Mike Isaac: They have been using the service for more than a decade, like 15 years now, and they keep moving to other apps that Facebook eventually acquires or is connected to. So, it’s entirely possible that people just don’t care, or they at least care up to a point, and then they prefer convenience and fun and social media versus keeping their profile safe.

Molly Wood: I guess the other possibility is that it could be a delayed reaction, right? Those advertising budgets, which were maybe set six months ago or a year ago, will start to change. It feels like that’s also an option, right?

Isaac: Yeah, totally. I think there’s only so much movement in certain types of ad budgets. So when, at the beginning of 2017 when Budweiser and, I don’t know, Oreo — I’m just thinking of literally the last two things I ate — when they sit down and do their ad budgets, they plan them for about a year in advance. And so you really don’t see that drop off in at least some companies for 12 to 18 months. So it’s entirely possible, maybe a year from now, we start talking and say, “Hey, things are not going so well.”
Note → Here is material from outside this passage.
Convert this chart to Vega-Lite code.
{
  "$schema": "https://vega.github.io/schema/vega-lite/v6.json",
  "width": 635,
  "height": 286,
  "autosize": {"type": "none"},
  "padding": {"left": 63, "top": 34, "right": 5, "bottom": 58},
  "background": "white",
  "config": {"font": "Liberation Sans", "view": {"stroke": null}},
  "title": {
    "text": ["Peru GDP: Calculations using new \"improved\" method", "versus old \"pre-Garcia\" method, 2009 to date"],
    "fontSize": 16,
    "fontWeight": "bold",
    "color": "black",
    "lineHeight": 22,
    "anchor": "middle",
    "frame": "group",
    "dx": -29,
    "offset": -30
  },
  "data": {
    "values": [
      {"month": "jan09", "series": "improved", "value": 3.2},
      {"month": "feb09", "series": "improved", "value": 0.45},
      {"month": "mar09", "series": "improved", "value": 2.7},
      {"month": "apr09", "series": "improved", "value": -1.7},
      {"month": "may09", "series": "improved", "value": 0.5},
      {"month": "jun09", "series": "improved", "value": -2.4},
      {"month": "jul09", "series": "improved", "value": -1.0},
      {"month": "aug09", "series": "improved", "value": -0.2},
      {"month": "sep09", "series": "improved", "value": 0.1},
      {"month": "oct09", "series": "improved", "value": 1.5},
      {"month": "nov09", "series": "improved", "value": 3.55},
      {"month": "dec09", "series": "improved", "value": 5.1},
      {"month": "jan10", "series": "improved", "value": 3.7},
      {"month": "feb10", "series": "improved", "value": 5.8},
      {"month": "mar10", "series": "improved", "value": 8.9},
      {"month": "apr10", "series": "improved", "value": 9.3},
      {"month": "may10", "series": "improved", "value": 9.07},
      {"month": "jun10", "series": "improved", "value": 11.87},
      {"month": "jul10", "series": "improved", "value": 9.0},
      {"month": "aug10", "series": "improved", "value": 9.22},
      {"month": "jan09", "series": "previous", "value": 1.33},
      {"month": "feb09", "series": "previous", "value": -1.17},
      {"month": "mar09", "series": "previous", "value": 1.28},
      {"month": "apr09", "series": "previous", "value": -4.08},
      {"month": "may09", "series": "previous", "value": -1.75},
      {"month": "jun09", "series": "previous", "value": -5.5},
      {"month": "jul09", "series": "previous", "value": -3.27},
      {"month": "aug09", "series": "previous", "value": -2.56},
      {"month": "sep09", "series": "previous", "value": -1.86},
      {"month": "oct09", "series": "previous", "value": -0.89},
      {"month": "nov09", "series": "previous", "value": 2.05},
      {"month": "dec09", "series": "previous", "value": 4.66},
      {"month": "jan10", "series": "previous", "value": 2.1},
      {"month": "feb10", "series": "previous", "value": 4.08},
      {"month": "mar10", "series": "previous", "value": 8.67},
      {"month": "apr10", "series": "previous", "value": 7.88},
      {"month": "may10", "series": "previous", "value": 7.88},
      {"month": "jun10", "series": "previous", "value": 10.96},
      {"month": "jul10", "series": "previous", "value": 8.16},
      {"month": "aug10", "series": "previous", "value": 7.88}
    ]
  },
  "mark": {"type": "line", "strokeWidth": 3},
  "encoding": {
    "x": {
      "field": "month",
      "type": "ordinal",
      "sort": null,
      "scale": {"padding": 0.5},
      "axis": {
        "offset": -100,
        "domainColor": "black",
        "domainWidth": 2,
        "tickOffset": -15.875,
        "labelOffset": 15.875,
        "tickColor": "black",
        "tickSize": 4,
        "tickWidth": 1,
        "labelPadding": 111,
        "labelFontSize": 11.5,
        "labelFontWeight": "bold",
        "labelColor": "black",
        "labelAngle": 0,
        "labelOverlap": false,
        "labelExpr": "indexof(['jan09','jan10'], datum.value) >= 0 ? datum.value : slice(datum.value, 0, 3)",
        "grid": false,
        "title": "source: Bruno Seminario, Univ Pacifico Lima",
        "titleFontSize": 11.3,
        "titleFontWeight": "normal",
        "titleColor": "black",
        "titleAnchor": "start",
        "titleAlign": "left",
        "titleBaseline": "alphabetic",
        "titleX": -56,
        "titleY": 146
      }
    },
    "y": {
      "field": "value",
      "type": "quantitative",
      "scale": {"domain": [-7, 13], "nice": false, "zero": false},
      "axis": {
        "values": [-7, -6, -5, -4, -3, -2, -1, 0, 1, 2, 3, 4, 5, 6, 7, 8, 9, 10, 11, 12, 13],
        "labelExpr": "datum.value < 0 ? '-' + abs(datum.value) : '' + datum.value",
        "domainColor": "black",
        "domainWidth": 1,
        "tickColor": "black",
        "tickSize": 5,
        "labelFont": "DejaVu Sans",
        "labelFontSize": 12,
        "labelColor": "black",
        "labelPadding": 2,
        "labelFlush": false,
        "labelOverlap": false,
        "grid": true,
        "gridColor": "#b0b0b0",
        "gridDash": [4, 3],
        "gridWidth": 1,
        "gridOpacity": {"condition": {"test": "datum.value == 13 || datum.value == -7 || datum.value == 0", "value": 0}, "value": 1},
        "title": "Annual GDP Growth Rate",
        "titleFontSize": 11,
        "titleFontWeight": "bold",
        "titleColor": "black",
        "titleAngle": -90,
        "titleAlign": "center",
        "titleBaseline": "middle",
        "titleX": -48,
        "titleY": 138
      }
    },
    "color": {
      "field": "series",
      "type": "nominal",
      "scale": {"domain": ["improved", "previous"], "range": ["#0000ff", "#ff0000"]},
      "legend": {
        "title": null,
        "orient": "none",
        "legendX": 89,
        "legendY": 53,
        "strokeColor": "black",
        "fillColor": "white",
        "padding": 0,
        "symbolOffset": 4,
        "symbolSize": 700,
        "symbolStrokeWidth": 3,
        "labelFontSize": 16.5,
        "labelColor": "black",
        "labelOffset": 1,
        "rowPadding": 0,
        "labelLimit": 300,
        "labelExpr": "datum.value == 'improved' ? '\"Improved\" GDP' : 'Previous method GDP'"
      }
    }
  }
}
Wood: Then, let’s explore door number three. It does feel counterintuitive that daily and monthly active users of Facebook grew in just about every geographic area around the world. There is a story, in your very paper, as of Thursday, about fake accounts and how well Facebook is actually counting its users. Is there any chance they’re not real?
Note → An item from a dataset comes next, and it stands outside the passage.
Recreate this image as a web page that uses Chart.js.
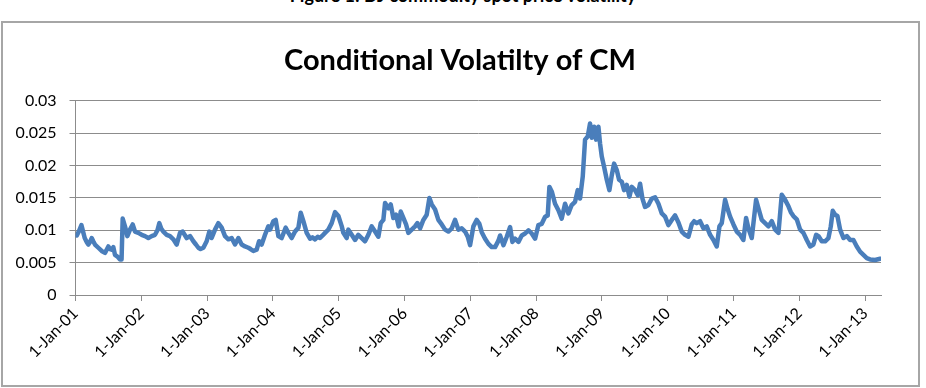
<!DOCTYPE html>
<html>
<head>
<meta charset="utf-8">
<script src="https://cdn.jsdelivr.net/npm/chart.js@4.4.1/dist/chart.umd.min.js"></script>
<style>
  html, body { margin: 0; padding: 0; background: #fff; }
  body { width: 926px; height: 388px; position: relative; overflow: hidden; font-family: Lato, sans-serif; }
  #caption { position: absolute; left: 0; top: -13px; width: 926px; text-align: center; font-weight: bold; font-size: 18px; line-height: 16px; color: #000; }
  #frame { position: absolute; left: 1px; top: 21px; width: 915px; height: 362px; border: 2px solid #a6a6a6; }
  canvas { display: block; }
</style>
</head>
<body>
<div id="caption">Figure 1: DJ commodity spot price volatility</div>
<div id="frame"><canvas id="volChart" width="914" height="360"></canvas></div>
<script>
const chartTitle = 'Conditional Volatilty of CM';

// time as decimal years (2001.5 = mid 2001)
const dateYears = [
  2001.02, 2001.05, 2001.09, 2001.12, 2001.14, 2001.17, 2001.195, 2001.22, 2001.246, 2001.27, 2001.296, 2001.347, 2001.398, 2001.448, 2001.499, 2001.525, 2001.55, 2001.575, 2001.60, 2001.64, 2001.676, 2001.70, 2001.717, 2001.752, 2001.788, 2001.828, 2001.869, 2001.904, 2001.955,
  2002.006, 2002.056, 2002.107, 2002.158, 2002.208, 2002.245, 2002.274, 2002.305, 2002.335, 2002.386, 2002.436, 2002.487, 2002.537, 2002.588, 2002.629, 2002.689, 2002.74, 2002.791, 2002.83, 2002.867, 2002.90, 2002.943, 2002.993,
  2003.034, 2003.069, 2003.12, 2003.17, 2003.221, 2003.272, 2003.323, 2003.373, 2003.424, 2003.475, 2003.525, 2003.576, 2003.627, 2003.66, 2003.703, 2003.753, 2003.789, 2003.829, 2003.88, 2003.93, 2003.956,
  2004.007, 2004.042, 2004.083, 2004.133, 2004.194, 2004.235, 2004.285, 2004.336, 2004.387, 2004.422, 2004.463, 2004.513, 2004.564, 2004.60, 2004.64, 2004.68, 2004.716, 2004.755, 2004.792, 2004.842, 2004.893, 2004.944, 2004.995,
  2005.046, 2005.07, 2005.121, 2005.146, 2005.197, 2005.248, 2005.298, 2005.349, 2005.40, 2005.45, 2005.501, 2005.552, 2005.602, 2005.638, 2005.678, 2005.704, 2005.754, 2005.79, 2005.83, 2005.871, 2005.911, 2005.942, 2005.982,
  2006.023, 2006.058, 2006.109, 2006.16, 2006.195, 2006.236, 2006.286, 2006.337, 2006.378, 2006.413, 2006.464, 2006.514, 2006.565, 2006.616, 2006.666, 2006.717, 2006.768, 2006.818, 2006.869, 2006.92, 2006.96, 2006.996,
  2007.046, 2007.097, 2007.137, 2007.173, 2007.224, 2007.275, 2007.325, 2007.376, 2007.427, 2007.452, 2007.503, 2007.553, 2007.604, 2007.639, 2007.68, 2007.731, 2007.781, 2007.832, 2007.883, 2007.933, 2007.984,
  2008.034, 2008.085, 2008.136, 2008.176, 2008.201, 2008.237, 2008.287, 2008.338, 2008.388, 2008.439, 2008.49, 2008.54, 2008.591, 2008.632, 2008.667, 2008.708, 2008.743, 2008.784, 2008.819, 2008.845, 2008.88, 2008.911, 2008.946, 2008.971, 2008.997,
  2009.032, 2009.073, 2009.113, 2009.149, 2009.184, 2009.225, 2009.26, 2009.301, 2009.336, 2009.377, 2009.417, 2009.453, 2009.503, 2009.544, 2009.579, 2009.615, 2009.655, 2009.706, 2009.757, 2009.807, 2009.858, 2009.909, 2009.959,
  2010.01, 2010.061, 2010.111, 2010.162, 2010.212, 2010.263, 2010.314, 2010.364, 2010.40, 2010.44, 2010.491, 2010.542, 2010.592, 2010.643, 2010.694, 2010.744, 2010.785, 2010.82, 2010.871, 2010.912, 2010.947, 2010.998,
  2011.048, 2011.099, 2011.149, 2011.19, 2011.225, 2011.276, 2011.342, 2011.378, 2011.428, 2011.479, 2011.53, 2011.58, 2011.631, 2011.682, 2011.732, 2011.783, 2011.834, 2011.87, 2011.909, 2011.96,
  2012.011, 2012.061, 2012.112, 2012.163, 2012.213, 2012.254, 2012.289, 2012.34, 2012.391, 2012.441, 2012.477, 2012.507, 2012.543, 2012.578, 2012.619, 2012.669, 2012.72, 2012.771, 2012.821, 2012.872, 2012.922, 2012.973,
  2013.024, 2013.074, 2013.15, 2013.226
];

const volatility = [
  0.0092, 0.0098, 0.0108, 0.0096, 0.0088, 0.0082, 0.0078, 0.0082, 0.0088, 0.0083, 0.0078, 0.0073, 0.0068, 0.0065, 0.0075, 0.0071, 0.0070, 0.0074, 0.0062, 0.0059, 0.0055, 0.0055, 0.0118, 0.0106, 0.0091, 0.0101, 0.0109, 0.0098, 0.0096,
  0.0093, 0.0091, 0.0088, 0.0091, 0.0093, 0.0100, 0.0111, 0.0102, 0.0098, 0.0093, 0.0091, 0.0086, 0.0078, 0.0096, 0.0098, 0.0088, 0.0091, 0.0083, 0.0078, 0.0073, 0.0071, 0.0073, 0.0083,
  0.0098, 0.0088, 0.0101, 0.0111, 0.0104, 0.0091, 0.0086, 0.0088, 0.0078, 0.0088, 0.0078, 0.0075, 0.0073, 0.0071, 0.0068, 0.0070, 0.0083, 0.0078, 0.0093, 0.0106, 0.0101,
  0.0114, 0.0116, 0.0091, 0.0088, 0.0104, 0.0096, 0.0088, 0.0098, 0.0104, 0.0127, 0.0114, 0.0096, 0.0087, 0.0089, 0.0086, 0.0090, 0.0088, 0.0092, 0.0096, 0.0101, 0.0111, 0.0128, 0.0122,
  0.0106, 0.0096, 0.0088, 0.0101, 0.0093, 0.0085, 0.0093, 0.0088, 0.0083, 0.0093, 0.0106, 0.0098, 0.0090, 0.0111, 0.0116, 0.0142, 0.0134, 0.0140, 0.0119, 0.0124, 0.0106, 0.0129, 0.0119,
  0.0109, 0.0096, 0.0101, 0.0106, 0.0111, 0.0103, 0.0116, 0.0124, 0.0150, 0.0140, 0.0132, 0.0116, 0.0109, 0.0101, 0.0098, 0.0103, 0.0116, 0.0101, 0.0103, 0.0098, 0.0090, 0.0077,
  0.0106, 0.0116, 0.0110, 0.0097, 0.0087, 0.0079, 0.0074, 0.0074, 0.0084, 0.0092, 0.0077, 0.0090, 0.0105, 0.0082, 0.0087, 0.0082, 0.0092, 0.0095, 0.0100, 0.0095, 0.0087,
  0.0108, 0.0110, 0.0121, 0.0123, 0.0167, 0.0160, 0.0141, 0.0131, 0.0118, 0.0141, 0.0126, 0.0139, 0.0144, 0.0162, 0.0149, 0.0183, 0.0240, 0.0245, 0.0265, 0.0243, 0.0260, 0.0240, 0.0260, 0.0234, 0.0214,
  0.0198, 0.0178, 0.0162, 0.0185, 0.0203, 0.0193, 0.0178, 0.0175, 0.0162, 0.0170, 0.0152, 0.0167, 0.0162, 0.0154, 0.0172, 0.0149, 0.0136, 0.0139, 0.0149, 0.0151, 0.0141, 0.0126, 0.0121,
  0.0108, 0.0116, 0.0123, 0.0112, 0.0098, 0.0093, 0.0090, 0.0109, 0.0114, 0.0111, 0.0114, 0.0103, 0.0106, 0.0093, 0.0085, 0.0075, 0.0106, 0.0111, 0.0147, 0.0132, 0.0121, 0.0109,
  0.0098, 0.0093, 0.0085, 0.0119, 0.0103, 0.0088, 0.0147, 0.0134, 0.0116, 0.0111, 0.0106, 0.0114, 0.0101, 0.0096, 0.0155, 0.0147, 0.0137, 0.0128, 0.0122, 0.0117,
  0.0101, 0.0096, 0.0085, 0.0075, 0.0078, 0.0093, 0.0091, 0.0083, 0.0083, 0.0088, 0.0106, 0.0130, 0.0124, 0.0122, 0.0101, 0.0088, 0.0091, 0.0085, 0.0085, 0.0075, 0.0067, 0.0062,
  0.0057, 0.0055, 0.0054, 0.0056
];

const tickYears = [2001, 2002, 2003, 2004, 2005, 2006, 2007, 2008, 2009, 2010, 2011, 2012, 2013];
const xTickLabels = ['1-Jan-01', '1-Jan-02', '1-Jan-03', '1-Jan-04', '1-Jan-05', '1-Jan-06', '1-Jan-07',
                     '1-Jan-08', '1-Jan-09', '1-Jan-10', '1-Jan-11', '1-Jan-12', '1-Jan-13'];
const yTickValues = [0, 0.005, 0.01, 0.015, 0.02, 0.025, 0.03];
const yTickLabels = ['0', '0.005', '0.01', '0.015', '0.02', '0.025', '0.03'];

const gridGrey = '#8c8c8c';
const tickFont = { family: 'Lato', size: 16 };

const points = dateYears.map((t, i) => ({ x: t, y: volatility[i] }));

const ctx = document.getElementById('volChart').getContext('2d');
const volChart = new Chart(ctx, {
    type: 'line',
    data: {
        datasets: [{
            data: points,
            borderColor: '#4a7ebb',
            borderWidth: 4.5,
            borderJoinStyle: 'round',
            borderCapStyle: 'round',
            pointRadius: 0,
            tension: 0,
            fill: false
        }]
    },
    options: {
        responsive: false,
        animation: false,
        layout: { padding: 0 },
        plugins: {
            legend: { display: false },
            tooltip: { enabled: false },
            title: {
                display: true,
                text: chartTitle,
                color: '#000',
                font: { family: 'Lato', size: 29, weight: 'bold' },
                padding: { top: 20, bottom: 23 }
            }
        },
        scales: {
            x: {
                type: 'linear',
                min: 2001,
                max: 2013.24,
                afterBuildTicks: scale => { scale.ticks = tickYears.map(v => ({ value: v })); },
                afterFit: scale => { scale.height = 88; },
                ticks: {
                    autoSkip: false,
                    maxRotation: 45,
                    minRotation: 45,
                    padding: 3,
                    color: '#000',
                    font: tickFont,
                    callback: (v, i) => xTickLabels[i]
                },
                grid: { drawOnChartArea: false, drawTicks: true, tickLength: 6, color: gridGrey },
                border: { color: gridGrey, width: 1 }
            },
            y: {
                min: 0,
                max: 0.03,
                afterBuildTicks: scale => { scale.ticks = yTickValues.map(v => ({ value: v })); },
                afterFit: scale => { scale.width = 72.5; },
                ticks: {
                    padding: 13,
                    color: '#000',
                    font: tickFont,
                    callback: (v, i) => yTickLabels[i]
                },
                grid: { color: gridGrey, tickLength: 6, lineWidth: 1 },
                border: { color: gridGrey, width: 1 }
            },
            // empty right-hand strip so the title stays centred on the whole box
            yRight: {
                position: 'right',
                min: 0,
                max: 0.03,
                afterFit: scale => { scale.width = 36; },
                ticks: { display: false },
                grid: { display: false },
                border: { display: false }
            }
        }
    }
});
</script>
</body>
</html>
Isaac: That’s a great point. Part of the interesting and problematic thing at a network the size of Facebook’s, when you’re counting billions of people, is that they literally have fake accounts on the scale of hundreds of millions of new accounts signing up every quarter. But I think that’s one possibility and another one is the idea that, how many of these active users are actually actively engaged with the platform versus you or me seeing a notification that my friend’s terrible band is playing around the corner, and I want to get rid of this little red dot popping up on my phone. So I think the quality of the engagement is something that’s a real question, and Facebook has never really given us a good answer to that. And frankly doesn’t really have to, necessarily.
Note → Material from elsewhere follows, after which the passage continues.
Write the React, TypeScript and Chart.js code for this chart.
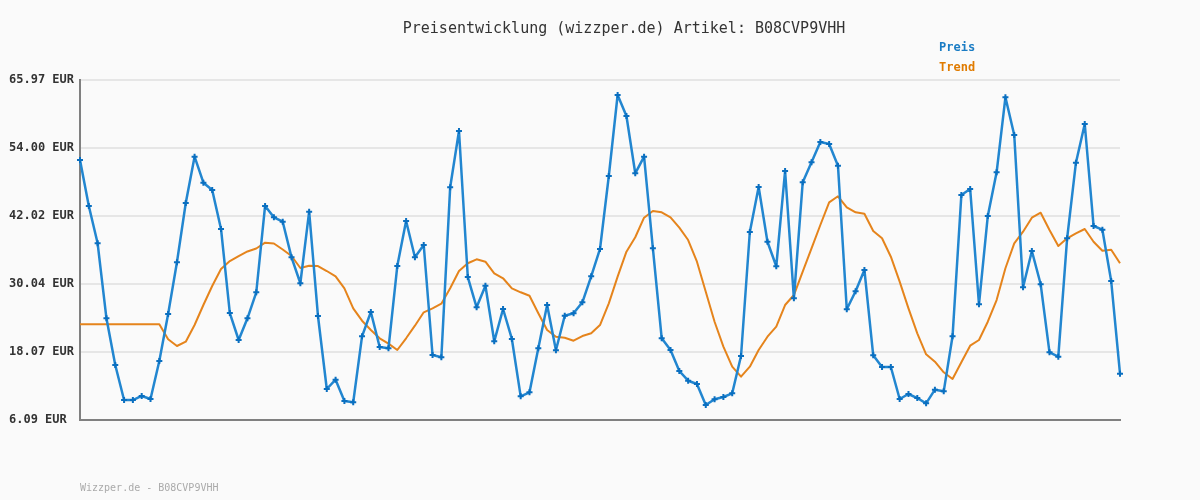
import React, { useEffect, useRef } from 'react';
import { Chart, registerables } from 'chart.js';

Chart.register(...registerables);

const TITLE = 'Preisentwicklung (wizzper.de) Artikel: B08CVP9VHH';
const FOOTER = 'Wizzper.de - B08CVP9VHH';
const SERIES_LABELS = ['Preis', 'Trend'];
const SERIES_COLORS = ['#2286d0', '#e5841c'];
const LEGEND_COLORS = ['#1a7cc4', '#e07b00'];

const priceValues = [
  51.88, 43.78, 37.21, 24.0, 15.78, 9.61, 9.61, 10.32, 9.79, 16.48,
  24.76, 33.86, 44.31, 52.46, 47.88, 46.6, 39.73, 24.93, 20.18, 24.0,
  28.58, 43.78, 41.79, 41.01, 34.74, 30.17, 42.78, 24.41, 11.55, 13.19,
  9.44, 9.21, 20.83, 25.11, 18.95, 18.72, 33.21, 41.14, 34.74, 36.91,
  17.54, 17.13, 47.07, 56.99, 31.27, 25.94, 29.74, 19.95, 25.64, 20.36,
  10.26, 10.97, 18.72, 26.34, 18.37, 24.46, 24.88, 26.82, 31.4, 36.21,
  49.06, 63.33, 59.63, 49.54, 52.46, 36.33, 20.48, 18.42, 14.72, 13.01,
  12.43, 8.73, 9.74, 10.14, 10.79, 17.36, 39.2, 47.13, 37.49, 33.16,
  49.94, 27.52, 47.95, 51.48, 55.05, 54.7, 50.88, 25.59, 28.76, 32.51,
  17.48, 15.42, 15.42, 9.79, 10.67, 9.96, 9.03, 11.43, 11.14, 20.83,
  45.72, 46.77, 26.47, 42.02, 49.71, 62.92, 56.28, 29.46, 35.85, 29.99,
  18.01, 17.24, 38.09, 51.41, 58.22, 40.26, 39.61, 30.57, 14.24,
];

const trendValues = [
  22.94, 22.94, 22.94, 22.94, 22.94, 22.94, 22.94, 22.94, 22.94, 22.94,
  20.3, 19.12, 19.88, 22.82, 26.34, 29.69, 32.68, 34.09, 34.97, 35.77,
  36.29, 37.32, 37.18, 36.12, 34.97, 32.86, 33.26, 33.21, 32.33, 31.4,
  29.28, 25.76, 23.58, 21.94, 20.48, 19.53, 18.42, 20.48, 22.7, 25.06,
  25.76, 26.57, 29.28, 32.33, 33.69, 34.39, 33.97, 31.93, 31.05, 29.28,
  28.58, 27.98, 24.88, 21.94, 20.76, 20.58, 20.06, 20.88, 21.36, 22.82,
  26.64, 31.33, 35.73, 38.27, 41.72, 42.9, 42.67, 41.79, 39.96, 37.79,
  33.97, 28.69, 23.4, 19.0, 15.48, 13.72, 15.48, 18.42, 20.76, 22.52,
  26.34, 28.1, 32.21, 36.33, 40.43, 44.43, 45.49, 43.55, 42.67, 42.42,
  39.38, 38.09, 34.85, 30.45, 25.76, 21.36, 17.66, 16.36, 14.49, 13.31,
  16.25, 19.18, 20.18, 23.4, 27.22, 32.81, 37.21, 39.25, 41.72, 42.6,
  39.55, 36.73, 38.09, 38.97, 39.73, 37.49, 35.91, 36.08, 33.69,
];

const xLabels = priceValues.map((_, i) => String(i + 1));
const yTicks = [6.09, 18.07, 30.04, 42.02, 54.0, 65.97];

const MONO = '"DejaVu Sans Mono", monospace';

const decorPlugin = {
  id: 'decor',
  beforeDraw(chart: any) {
    const ctx = chart.ctx;
    ctx.save();
    ctx.fillStyle = '#fafafa';
    ctx.fillRect(0, 0, chart.width, chart.height);
    ctx.restore();
  },
  afterDraw(chart: any) {
    const ctx = chart.ctx;
    ctx.save();
    ctx.textBaseline = 'alphabetic';
    ctx.fillStyle = '#333333';
    ctx.font = `15px ${MONO}`;
    ctx.textAlign = 'center';
    ctx.fillText(TITLE, 624, 33);

    ctx.textAlign = 'left';
    ctx.font = `bold 12px ${MONO}`;
    ctx.fillStyle = LEGEND_COLORS[0];
    ctx.fillText(SERIES_LABELS[0], 939, 51);
    ctx.fillStyle = LEGEND_COLORS[1];
    ctx.fillText(SERIES_LABELS[1], 939, 71);

    ctx.font = `10px ${MONO}`;
    ctx.fillStyle = '#aaaaaa';
    ctx.fillText(FOOTER, 80, 491);
    ctx.restore();
  },
};

export default function App() {
  const ref = useRef<HTMLCanvasElement | null>(null);

  useEffect(() => {
    if (!ref.current) return;
    const chart = new Chart(ref.current, {
      type: 'line',
      data: {
        labels: xLabels,
        datasets: [
          {
            label: SERIES_LABELS[0],
            data: priceValues,
            borderColor: SERIES_COLORS[0],
            backgroundColor: SERIES_COLORS[0],
            borderWidth: 2.5,
            borderJoinStyle: 'round',
            pointStyle: 'cross',
            pointRadius: 3,
            pointBorderWidth: 2,
            pointBorderColor: '#0a6fc0',
            pointBackgroundColor: '#0a6fc0',
            tension: 0,
            clip: false as any,
          },
          {
            label: SERIES_LABELS[1],
            data: trendValues,
            borderColor: SERIES_COLORS[1],
            backgroundColor: SERIES_COLORS[1],
            borderWidth: 2,
            borderJoinStyle: 'round',
            pointRadius: 0,
            tension: 0,
            clip: false as any,
          },
        ],
      },
      options: {
        animation: false,
        responsive: false,
        devicePixelRatio: 1,
        layout: { padding: { top: 80, right: 80, bottom: 80, left: 9 } },
        plugins: {
          legend: { display: false },
          title: { display: false },
          tooltip: { enabled: false },
        },
        scales: {
          x: {
            type: 'category',
            grid: { display: false, drawTicks: false },
            border: { display: true, color: '#808080', width: 2 },
            ticks: { display: false },
            afterFit(scale: any) {
              scale.height = 0;
            },
          },
          y: {
            min: yTicks[0],
            max: yTicks[yTicks.length - 1],
            afterBuildTicks(scale: any) {
              scale.ticks = yTicks.map((v) => ({ value: v }));
            },
            afterFit(scale: any) {
              scale.width = 71;
            },
            grid: {
              color: '#e6e6e6',
              lineWidth: 2,
              drawTicks: false,
            },
            border: { display: true, color: '#808080', width: 2 },
            ticks: {
              crossAlign: 'far',
              padding: 0,
              color: '#333333',
              font: { family: 'DejaVu Sans Mono', size: 12, weight: 'bold' },
              callback: (v: any) => Number(v).toFixed(2) + ' EUR',
            },
          },
        },
      },
      plugins: [decorPlugin],
    } as any);
    return () => chart.destroy();
  }, []);

  return (
    <div style={{ position: 'absolute', left: 0, top: 0, width: 1200, height: 500, background: '#fafafa' }}>
      <canvas ref={ref} width={1200} height={500} style={{ display: 'block' }} />
    </div>
  );
}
And now for some related links:

  • Interestingly, a study from Stanford and New York University says that Facebook actually does fulfill a lot of needs for people in very good ways, whether it be organizing charitable giving, activism, entertainment or actually knowing what’s happening around you. The problem seems to be when people use it too much, getting too much partisan information and also just wasting too much time. The researchers said they were surprised to find that the study didn’t suggest a strong result either way, neither for Facebook or against Facebook. It’s like the story of the three little bears. We need to find the amount of Facebook that’s just right.
  • UltraViolet, the digital movie locker announced in 2011, will be shutting down. Molly Wood wrote a column in 2012 about how it was just restrictive digital rights management by another name. It was supposed to be a way to convert your DVDs to digital form and watch them anywhere, but it only applied to some DVDs from some studios and some devices and it was not easy to use. In fact, early on at least, you’d have to pay a fee to even get the digital copy of your own movies because you weren’t allowed to just rip a DVD the way you could a CD. It’s interesting to look back and realize how far we’ve progressed in the world of on-demand viewing, where in theory we don’t need to own anything anymore because we can stream it, depending on rights and licensing, and how much better that is, in some ways. Perhaps the ultimate end of DRM was the end of ownership.